Delve into the book, and you’ll enter Paris’s Salpêtrière hospital, a vast enclave of a city within a city, including a market, laundry, bakery, school, library, and post office. Inside the psychiatric compound, female patients were treated by the renowned 19th century neurologist Jean-Martin Charcot, who invented the diagnosis “hysteria”. They performed their symptoms — or what Maud Casey terms “the language of our pain” — in an amphitheater where Charcot photographed the “shapes that spell hysteria,” which include “amorous supplications, eroticism, ecstasy, hallucinations, crucifixion, mockery, menace, the cry, etc.”
Charcot is long dead, his theories derided, we are told by our storyteller that is a collective consciousness, the hospital’s ghosts speaking with a calm, all-knowing divinity. They give the pulled-back vision, what brings us to a discerning sigh of the obvious. “There were so many ways we didn’t make sense,” they say, and how could they? Before their confinement to Charcot’s wards, these hysterics were orphans or born into impoverished families and fated to work in factories or as seamstresses and domestic servants. Vulnerable and taken advantage of by other women’s husbands, starved and maltreated by factory foremen, sexually used and abused and discarded, they lost their minds. Who wouldn’t throw a fit?
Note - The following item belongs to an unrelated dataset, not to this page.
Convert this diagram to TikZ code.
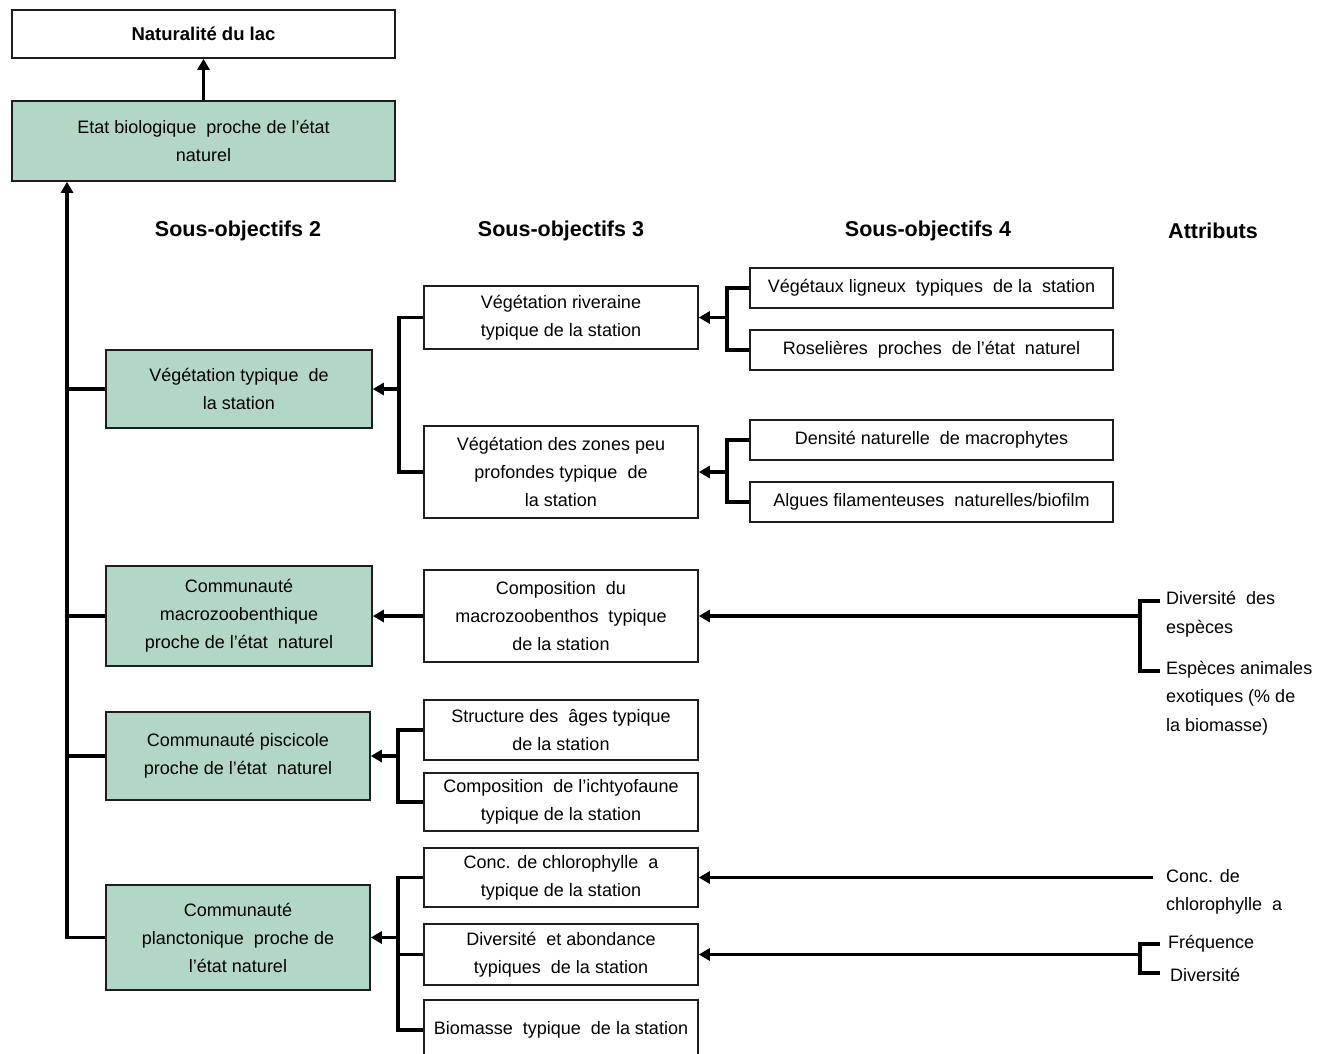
\documentclass[tikz,border=0pt]{standalone}
\usepackage{fontspec}
\setmainfont{Liberation Sans}
\usetikzlibrary{arrows.meta}
\definecolor{sage}{RGB}{179,215,198}
\definecolor{edge}{RGB}{30,30,30}
\begin{document}
\begin{tikzpicture}[x=1pt,y=-1pt,
  box/.style={draw=edge, line width=1.6pt, align=center, inner sep=0pt,
    font=\fontsize{18}{28}\selectfont},
  gbox/.style={box, fill=sage},
  head/.style={font=\fontsize{21.5}{26}\selectfont\bfseries, inner sep=0pt},
  attr/.style={anchor=west, align=left, inner sep=0pt, font=\fontsize{18}{28.5}\selectfont},
  ln/.style={line width=3.3pt},
  arr/.style={line width=3.3pt, -{Triangle[length=11pt,width=12pt]}}
]
\useasboundingbox[fill=white] (0,0) rectangle (1335,1053);

% top
\node[box, minimum width=383pt, minimum height=48pt, font=\fontsize{18.5}{22}\selectfont\bfseries] (nat) at (203.5,34) {Naturalité du lac};
\node[gbox, minimum width=383pt, minimum height=80pt] (etat) at (203.5,141) {Etat biologique \ proche de l’état\\naturel};

% headers
\node[head] (h2) at (238,231) {Sous-objectifs 2};
\node[head] (h3) at (561,231) {Sous-objectifs 3};
\node[head] (h4) at (928,231) {Sous-objectifs 4};
\node[head] (h5) at (1213,231) {Attributs};

% sous-objectifs 2
\node[gbox, minimum width=266pt, minimum height=78pt] (veg) at (239,389) {Végétation typique \ de\\la station};
\node[gbox, minimum width=266pt, minimum height=100pt] (macro) at (239,616) {Communauté\\macrozoobenthique\\proche de l’état \ naturel};
\node[gbox, minimum width=264pt, minimum height=88pt] (pisc) at (238,756) {Communauté piscicole\\proche de l’état \ naturel};
\node[gbox, minimum width=264pt, minimum height=105pt] (plan) at (238,937.5) {Communauté\\planctonique \ proche de\\l’état naturel};

% sous-objectifs 3
\node[box, minimum width=274pt, minimum height=63pt] (r3a) at (561,317.5) {Végétation riveraine\\typique de la station};
\node[box, minimum width=274pt, minimum height=92pt] (r3b) at (561,472) {Végétation des zones peu\\profondes typique \ de\\la station};
\node[box, minimum width=274pt, minimum height=92pt] (r3c) at (561,616) {Composition \ du\\macrozoobenthos \ typique\\de la station};
\node[box, minimum width=274pt, minimum height=60pt] (r3d) at (561,730) {Structure des \ âges typique\\de la station};
\node[box, minimum width=274pt, minimum height=58pt] (r3e) at (561,802) {Composition \ de l’ichtyofaune\\typique de la station};
\node[box, minimum width=274pt, minimum height=59pt] (r3f) at (561,877.5) {Conc. de chlorophylle \ a\\typique de la station};
\node[box, minimum width=274pt, minimum height=61pt] (r3g) at (561,954.5) {Diversité \ et abondance\\typiques \ de la station};
\node[box, minimum width=274pt, minimum height=60pt] (r3h) at (561,1030) {Biomasse \ typique \ de la station};

% sous-objectifs 4
\node[box, minimum width=363pt, minimum height=40pt] (s4a) at (931.5,288) {Végétaux ligneux \ typiques \ de la \ station};
\node[box, minimum width=363pt, minimum height=40pt] (s4b) at (931.5,350) {Roselières \ proches \ de l’état \ naturel};
\node[box, minimum width=363pt, minimum height=40pt] (s4c) at (931.5,440) {Densité naturelle \ de macrophytes};
\node[box, minimum width=363pt, minimum height=40pt] (s4d) at (931.5,502) {Algues filamenteuses \ naturelles/biofilm};

% attributs
\node[attr] (at1) at (1166,614) {Diversité \ des\\espèces};
\node[attr] (at2) at (1166,698) {Espèces animales\\exotiques (\% de\\la biomasse)};
\node[attr] (at3) at (1166,892) {Conc. de\\chlorophylle \ a};
\node[attr] (at4) at (1168,944) {Fréquence};
\node[attr] (at5) at (1170,975) {Diversité};

% trunk
\coordinate (trunk) at (67,0);
\draw[arr] (etat.north) -- (nat.south);
\draw[arr] (plan.west) -| (trunk |- etat.south);
\draw[ln] (veg.west) -- (veg.west -| trunk);
\draw[ln] (macro.west) -- (macro.west -| trunk);
\draw[ln] (pisc.west) -- (pisc.west -| trunk);

% level 3 -> level 2
\coordinate (j3) at (399,0);
\draw[ln] (r3a.west) -| (j3 |- r3b.west) -- (r3b.west);
\draw[arr] (j3 |- veg.east) -- (veg.east);
\draw[arr] (r3c.west) -- (macro.east);
\coordinate (j3b) at (398,0);
\draw[ln] (r3d.west) -| (j3b |- r3e.west) -- (r3e.west);
\draw[arr] (j3b |- pisc.east) -- (pisc.east);
\draw[ln] (r3f.west) -| (j3b |- r3h.west) -- (r3h.west);
\draw[ln] (r3g.west) -- (r3g.west -| j3b);
\draw[arr] (j3b |- plan.east) -- (plan.east);

% level 4 -> level 3
\coordinate (j4) at (727,0);
\draw[ln] (s4a.west) -| (j4 |- s4b.west) -- (s4b.west);
\draw[arr] (j4 |- r3a.east) -- (r3a.east);
\draw[ln] (s4c.west) -| (j4 |- s4d.west) -- (s4d.west);
\draw[arr] (j4 |- r3b.east) -- (r3b.east);

% attributes -> level 3
\coordinate (ja) at (1140,0);
\coordinate (b1t) at (1160,601);
\coordinate (b1b) at (1160,671);
\draw[ln] (b1t) -| (ja |- b1b) -- (b1b);
\draw[arr] (ja |- r3c.east) -- (r3c.east);
\coordinate (c1) at (1153,877.5);
\draw[arr] (c1) -- (r3f.east);
\coordinate (b2t) at (1160,944);
\coordinate (b2b) at (1160,973);
\draw[ln] (b2t) -| (ja |- b2b) -- (b2b);
\draw[arr] (ja |- r3g.east) -- (r3g.east);
\end{tikzpicture}
\end{document}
We hoped to be faithful not fallen. Who sets out to be fallen? None of us wanted to fall, but then we were falling.
So much is attractive in City of Incurable Women, an evocative blend of fiction and nonfiction spirited with emotional power and historic significance. Casey creatively illustrates her connected essays with archival material from Salpêtrière, including patient photos and medical documents, creating a uniquely envisioned, impressionistic experience, one of artistic sensory power, whereby we get it, the reality and the tragedy and the futility and the misguided male doctors who used the women as specimens for their clinical studies.

Showcased are the stories of Augustine, Marie, and Geneviève: Augustine, one of the doctor’s best girls, performed for the camera unashamed, all the various stages of hysteria, holding the poses for as long as needed; Marie an epileptic once apprenticed to a furrier, she like Augustine embraced the photographic swoon; and Geneviève, a girl with braids, pretty bows tied at their ends, and a forlorn expression who made a pilgrimage to visit a stigmatic girl but was turned away by the curate for lack of a church letter and the smell of beer on her breath.
You weren’t drunk, you’d protested in that tavern a town or four back. They suspected every word out of your mouth – hello, nice weather, I love you – sounded like protest. Whether you’re drunk or not isn’t the point, said the man who threw you out. You wanted to know what was the point. You really, really wanted to know, you said. A woman alone, he began, but did not finish. These men explaining things to you had started to sound alike.
I love this small book, its alluring assemblage of visuals and the poignant often piercing prose. It invites itself to be kept close, put in a purse or satchel for browsing in an idle moment after the once-through reading, so much to hear from the ghostly hysterics: “We were saints. We were witches. We were burned at the stake. We are on fire still.” Maude Casey has written a triumphant homage to the women of Paris’s Salpêtrière asylum, and her fellow incurables everywhere.